Do chip ao cosmos – O estudo também descreve diferentes arquiteturas de TRNGs, desde métodos simples, como os baseados em diodos ou ruídos de relógio, até abordagens sofisticadas como a Multiplicação Modular de Entropia (MEM). Essa técnica amplifica sinais analógicos imprevisíveis usando um conjunto de regras simples, resultando em flutuações de voltagem aleatórias que são depois transformadas em bits digitais. É uma solução barata, resistente a ataques e de fácil implementação.

“A grande inovação da MEM está em um processo de multiplicação de entropia que aplica um conjunto de regras muito simples para amplificar as variações do ruído. Isso cria flutuações de voltagem intensas e aleatórias, que são então convertidas em dados digitais ou bits para a geração de números aleatórios. Esse sistema de regras e amplificação é desenhado para ser de baixo custo e resistente a interferências eletromagnéticas, uma vantagem importante para proteger a integridade dos dados gerados”, explicam os autores do estudo.

Para o futuro, os pesquisadores ressaltam a importância de integrar TRNGs e QRNGs a sistemas mais amplos de segurança, como os CSPRNGs, que são geradores pseudoaleatórios criptograficamente seguros. Mesmo que os TRNGs sejam lentos, 512 bits de aleatoriedade real já são suficientes para semear um CSPRNG que manterá a segurança das aplicações modernas.

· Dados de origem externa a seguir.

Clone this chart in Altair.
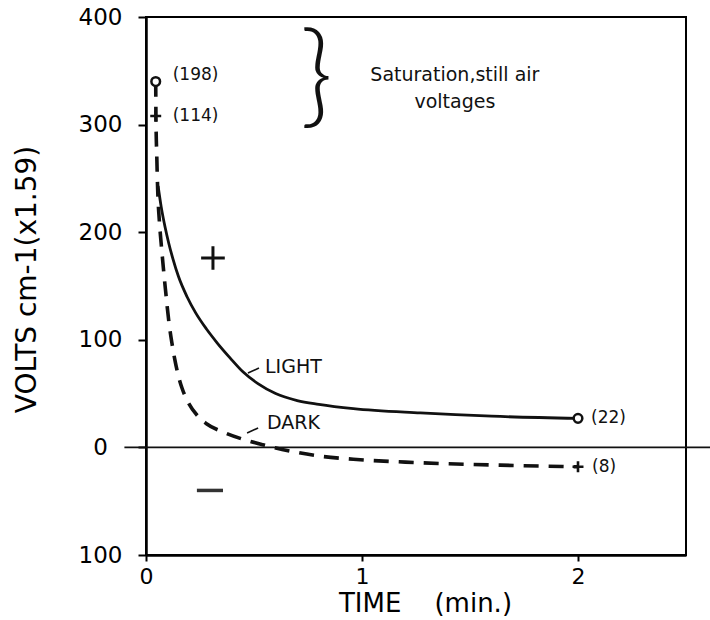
import altair as alt
import pandas as pd

# Field strength against time after the start of the run
light_t = [0.056, 0.07, 0.088, 0.105, 0.125, 0.15, 0.19, 0.23, 0.28, 0.33, 0.39,
           0.45, 0.52, 0.6, 0.7, 0.8, 0.96, 1.27, 1.6, 2.0]
light_v = [243, 224, 205, 190, 175, 159, 140, 125, 110, 97, 83,
           70, 59, 50, 43.5, 40, 36, 32, 29, 27]

dark_t = [0.045, 0.046, 0.05, 0.054, 0.062, 0.07, 0.078, 0.085, 0.092, 0.098, 0.107,
          0.12, 0.133, 0.148, 0.167, 0.19, 0.24, 0.28, 0.36, 0.45, 0.54, 0.67,
          0.8, 0.96, 1.24, 1.64, 2.0]
dark_v = [340, 308, 270, 240, 210, 190, 172, 157, 143, 131, 115,
          97, 82, 68, 55, 44, 29, 22, 14, 7.5, 2.5, -3.5,
          -8, -11, -14, -16.5, -18]

# Measured end points: circles (light) and crosses (dark)
end_t = [0.045, 2.0]
circle_v = [340, 27]
circle_txt = ["(198)", "(22)"]
cross_v = [308, -18]
cross_txt = ["(114)", "(8)"]

# Annotations
zero_line_t = [-0.1, 2.62]
curve_names = ["LIGHT", "DARK"]
curve_name_t = [0.551, 0.56]
curve_name_v = [74.7, 22.7]
leader_t = [0.472, 0.468]
leader_v = [69.1, 13.4]
leader_t2 = [0.523, 0.519]
leader_v2 = [73.8, 18.0]
sign_t = [0.31, 0.296]
sign_v = [176, -40]
note_text = "Saturation,still air\nvoltages"
note_t = 1.43
note_v = 346
brace_t = 0.79
brace_v = 342

FONT = "DejaVu Sans"
INK = "#111111"

x_scale = alt.Scale(domain=[0, 2.5], nice=False, zero=False)
y_scale = alt.Scale(domain=[-100, 400], nice=False, zero=False)

x_axis = alt.Axis(
    values=[0, 1, 2], format="d", grid=False, labelFlush=False, labelOverlap=False,
    tickSize=6, tickWidth=2, tickColor="black", domainWidth=2.5, domainColor="black",
    labelFont=FONT, labelFontSize=22, labelColor="black", labelPadding=5,
    titleFont=FONT, titleFontSize=26, titleFontWeight="normal", titleColor="black",
    titleX=279, titleY=48, titleBaseline="middle", titleAlign="center",
)
y_axis = alt.Axis(
    values=[-100, 0, 100, 200, 300, 400], labelExpr="format(abs(datum.value), 'd')",
    grid=False, labelFlush=False, labelOverlap=False,
    tickSize=8, tickWidth=2, tickColor="black", domainWidth=2.5, domainColor="black",
    labelFont=FONT, labelFontSize=23, labelColor="black", labelAlign="center",
    labelBaseline="middle", labelPadding=38,
    titleFont=FONT, titleFontSize=28, titleFontWeight="normal", titleColor="black",
    titleX=-119, titleY=262, titleAngle=270, titleBaseline="middle", titleAlign="center",
)

x_enc = alt.X("t:Q", scale=x_scale, axis=x_axis, title="TIME\u00a0\u00a0\u00a0\u00a0(min.)")
y_enc = alt.Y("v:Q", scale=y_scale, axis=y_axis, title="VOLTS cm-1(x1.59)")

light_df = pd.DataFrame({"t": light_t, "v": light_v})
dark_df = pd.DataFrame({"t": dark_t, "v": dark_v})

zero_line = alt.Chart(pd.DataFrame({"t": [zero_line_t[0]], "t2": [zero_line_t[1]], "v": [0]})).mark_rule(
    color=INK, strokeWidth=1.8
).encode(x=x_enc, x2="t2:Q", y=y_enc)

light_line = alt.Chart(light_df).mark_line(
    color=INK, strokeWidth=2.8, interpolate="monotone"
).encode(x=x_enc, y=y_enc)

dark_line = alt.Chart(dark_df).mark_line(
    color=INK, strokeWidth=3.6, strokeDash=[15, 10], interpolate="monotone"
).encode(x=x_enc, y=y_enc)

circles = alt.Chart(pd.DataFrame({"t": end_t, "v": circle_v})).mark_point(
    shape="circle", size=75, filled=True, fill="white", stroke=INK, strokeWidth=2.5, opacity=1
).encode(x=x_enc, y=y_enc)

PLUS = "M-1,0H1M0,-1V1"
crosses = alt.Chart(pd.DataFrame({"t": end_t, "v": cross_v})).mark_point(
    shape=PLUS, size=120, stroke=INK, strokeWidth=2.6, opacity=1
).encode(x=x_enc, y=y_enc)


def point_label(t, v, txt, dx, dy):
    return alt.Chart(pd.DataFrame({"t": [t], "v": [v], "txt": [txt]})).mark_text(
        font=FONT, fontSize=17, color=INK, align="left", baseline="middle", dx=dx, dy=dy
    ).encode(x=x_enc, y=y_enc, text="txt:N")


labels = [
    point_label(end_t[0], circle_v[0], circle_txt[0], 17, -7),
    point_label(end_t[0], cross_v[0], cross_txt[0], 17, 0),
    point_label(end_t[1], circle_v[1], circle_txt[1], 13, 0),
    point_label(end_t[1], cross_v[1], cross_txt[1], 14, 0),
]

names = alt.Chart(pd.DataFrame({"t": curve_name_t, "v": curve_name_v, "txt": curve_names})).mark_text(
    font=FONT, fontSize=19, color=INK, align="left", baseline="middle"
).encode(x=x_enc, y=y_enc, text="txt:N")

leaders = alt.Chart(pd.DataFrame({"t": leader_t, "v": leader_v, "t2": leader_t2, "v2": leader_v2})).mark_rule(
    color=INK, strokeWidth=1.6
).encode(x=x_enc, y=y_enc, x2="t2:Q", y2="v2:Q")

plus_sign = alt.Chart(pd.DataFrame({"t": [sign_t[0]], "v": [sign_v[0]]})).mark_point(
    shape=PLUS, size=560, stroke=INK, strokeWidth=3, opacity=1
).encode(x=x_enc, y=y_enc)

minus_sign = alt.Chart(pd.DataFrame({"t": [sign_t[1]], "v": [sign_v[1]]})).mark_point(
    shape="M-1,0H1", size=680, stroke="#333333", strokeWidth=3.5, opacity=1
).encode(x=x_enc, y=y_enc)

brace = alt.Chart(pd.DataFrame({"t": [brace_t], "v": [brace_v], "txt": ["}"]})).mark_text(
    font="Lato", fontWeight=300, fontSize=112, color=INK, align="center", baseline="middle"
).encode(x=x_enc, y=y_enc, text="txt:N")

note = alt.Chart(pd.DataFrame({"t": [note_t], "v": [note_v], "txt": [note_text]})).mark_text(
    font=FONT, fontSize=19, color=INK, align="center", baseline="middle", lineBreak="\n", lineHeight=27
).encode(x=x_enc, y=y_enc, text="txt:N")

chart = alt.layer(
    zero_line, light_line, dark_line, circles, crosses, *labels,
    names, leaders, plus_sign, minus_sign, brace, note
).properties(
    width=540, height=538,
    autosize=alt.AutoSizeParams(type="none"),
    padding={"left": 146, "top": 17, "right": 24, "bottom": 65},
    background="white",
).configure_view(stroke="black", strokeWidth=2)

chart.save("out.html", embed_options={"renderer": "svg", "actions": False})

Além das implicações tecnológicas, o artigo também reforça o valor didático da aleatoriedade. Entender a diferença entre sorte aparente e caos verdadeiro ajuda estudantes a compreenderem conceitos fundamentais de estatística, física e ciência da computação. “Com o mercado global em rápida expansão e a crescente demanda por sistemas mais seguros, eficientes e robustos, a inclusão de RNGs nos currículos e projetos de pesquisa pode estimular o desenvolvimento de tecnologias disruptivas que atendam às necessidades tecnológicas e estratégicas futuras”, afirma os autores. Sem dúvida, a era da computação quântica, onde um único bit pode carregar incertezas fundamentais da natureza, pensar sobre o que é realmente aleatório não é mais um jogo de sorte, mas sim uma questão de segurança, ciência e soberania digital.